Now that Gov. Gavin Newsom has killed off plans for a high-speed train line between Los Angeles and San Francisco, one California legislator has a new idea for making the state's transportation system greener: expand the highways.
Last week, state Sen. John Moorlach (R–Costa Mesa) introduced a bill that would add two speed-limit-free lanes to Interstate 5 and Route 99, which both run north-south through much of the state.
To fund the construction, Moorlach's bill would draw on money generated by the sale of carbon emission credits from the state's cap-and-trade system. Some $1.6 billion of that money has been spent to date on the state's high-speed rail line, which under Newsom's scaled-back version will run from Merced to Bakersfield. Current law mandates that 25 percent of this cap-and-trade revenue be spent on high-speed rail.
Moorlach's bill wants to lay into the cut for his new highway lanes, arguing that new, non-speed-controlled lanes would accomplish what boosters of highspeed rail promised but failed to deliver: rapid transportation within the state and a reduction in greenhouse gas emissions.
The rapid transportation part is pretty straightforward. The greenhouse gas reduction, not so much. The text of Moorlach's bill argues that building out existing highways will reduce congestion, and with it all the unnecessary emissions that come from vehicles idling on the interstate. "Traffic congestion increases the emissions of greenhouse gases as it causes automobiles to idle longer while on roadways," says the bill.
It's an interesting idea, but it stops making much sense once you drill down into the specifics.
It is certainly true that congestion is bad for emissions. A 2009 study from the University of California Transportation Center found that congestion that brings speeds down below 45 miles per hour on a freeway increases carbon emissions, by keeping cars on the road longer. Carbon emissions get even worse in severe stop-and-go congestion, where cars burn through more fuel by constantly having to accelerate from full stops.
The same study found that imposing congestion mitigation policies, such as ramp metering and congestion pricing (whereby drivers pay variable tolls that rise with the number of cars on the road), could reduce the emissions by as much as 12 percent.
But the same study found that carbon emissions start to increase once a driver starts hitting 60 to 65 miles per hour, since engines need to burn more fuel to maintain those high speeds. Allowing cars to travel at 100 miles an hour might be good for travel times, but it would make emissions worse, not better.
There is also the problem of paying for the new lane capacity. Moorlach's plan to use cap-and-trade funds for new roads has the same flaw as using those funds to build high-speed rail or public transit: It's ultimately being subsidized by taxpayers, not by the new infrastructure's users.

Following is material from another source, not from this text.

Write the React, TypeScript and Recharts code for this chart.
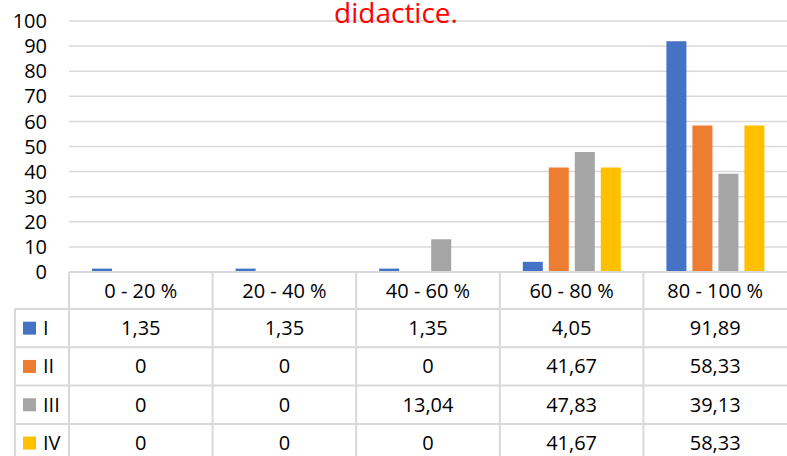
import { BarChart, Bar, XAxis, YAxis, CartesianGrid } from 'recharts'

const categories = ['0 - 20 %', '20 - 40 %', '40 - 60 %', '60 - 80 %', '80 - 100 %']
const seriesNames = ['I', 'II', 'III', 'IV']
const seriesColors = ['#4472c4', '#ed7d31', '#a5a5a5', '#ffc000']
const valuesI = [1.35, 1.35, 1.35, 4.05, 91.89]
const valuesII = [0, 0, 0, 41.67, 58.33]
const valuesIII = [0, 0, 13.04, 47.83, 39.13]
const valuesIV = [0, 0, 0, 41.67, 58.33]
const yTicks = [0, 10, 20, 30, 40, 50, 60, 70, 80, 90, 100]

const allSeries = [valuesI, valuesII, valuesIII, valuesIV]
const data = categories.map((c, i) => ({ cat: c, I: valuesI[i], II: valuesII[i], III: valuesIII[i], IV: valuesIV[i] }))

const fmt = (v: number) => (Number.isInteger(v) ? String(v) : v.toFixed(2).replace('.', ','))

const FONT = '"Open Sans", sans-serif'
const W = 787
const H = 456
const plotLeft = 69
const colW = (W - plotLeft) / categories.length
const tableTop = 272
const headH = 37
const rowH = 38.3
const line = '#d9d9d9'

function Table() {
  const rows = seriesNames.map((_, i) => tableTop + headH + i * rowH)
  return (
    <svg width={W} height={H} style={{ position: 'absolute', left: 0, top: 0, pointerEvents: 'none' }}>
      <text x={396} y={23} textAnchor="middle" fill="#ff0000" fontSize={28} fontFamily={FONT}>didactice.</text>
      <line x1={plotLeft} x2={W} y1={tableTop} y2={tableTop} stroke={line} strokeWidth={2} />
      {rows.map((y, i) => (
        <line key={'h' + i} x1={15} x2={W} y1={y} y2={y} stroke={line} strokeWidth={2} />
      ))}
      <line x1={15} x2={15} y1={tableTop + headH} y2={H} stroke={line} strokeWidth={2} />
      {categories.map((_, i) => (
        <line key={'v' + i} x1={plotLeft + i * colW} x2={plotLeft + i * colW} y1={tableTop} y2={H} stroke={line} strokeWidth={2} />
      ))}
      {categories.map((c, i) => (
        <text key={'c' + i} x={plotLeft + (i + 0.5) * colW} y={tableTop + headH / 2} dy="0.35em" textAnchor="middle" fontSize={20} fontFamily={FONT} fill="#000">{c}</text>
      ))}
      {seriesNames.map((s, r) => (
        <g key={'r' + r}>
          <rect x={23} y={rows[r] + rowH / 2 - 6.5} width={13} height={13} fill={seriesColors[r]} />
          <text x={43} y={rows[r] + rowH / 2} dy="0.35em" fontSize={20} fontFamily={FONT} fill="#000">{s}</text>
          {allSeries[r].map((v, i) => (
            <text key={i} x={plotLeft + (i + 0.5) * colW} y={rows[r] + rowH / 2} dy="0.35em" textAnchor="middle" fontSize={20} fontFamily={FONT} fill="#000">{fmt(v)}</text>
          ))}
        </g>
      ))}
    </svg>
  )
}

export default function App() {
  return (
    <div style={{ position: 'absolute', left: 0, top: 0, width: W, height: H, background: '#fff', overflow: 'hidden' }}>
      <BarChart width={W} height={292} data={data} margin={{ top: 21, right: 0, bottom: 20, left: 0 }} barSize={20} barGap={6}>
        <CartesianGrid vertical={false} stroke={line} strokeWidth={1.5} />
        <XAxis dataKey="cat" hide />
        <YAxis width={plotLeft} domain={[0, 100]} ticks={yTicks} interval={0} axisLine={false} tickLine={false} tickMargin={16}
          tick={{ fontSize: 20, fill: '#000', fontFamily: FONT }} />
        {seriesNames.map((s, i) => (
          <Bar key={s} dataKey={s} fill={seriesColors[i]} isAnimationActive={false} />
        ))}
      </BarChart>
      <Table />
    </div>
  )
}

New lanes aren't necessarily a bad idea, says Baruch Feigenbaum, a transportation expert at the Reason Foundation (the nonprofit that publishes this website). After all, I-5 is an old road that will have to be rebuilt soon enough. But he thinks any new capacity should be funded by tolls—particularly if they're going to let commuters travel at faster speeds. "I think if you are offering people a higher service than they can get right now, they should pay for it, and it should be tolled," he says.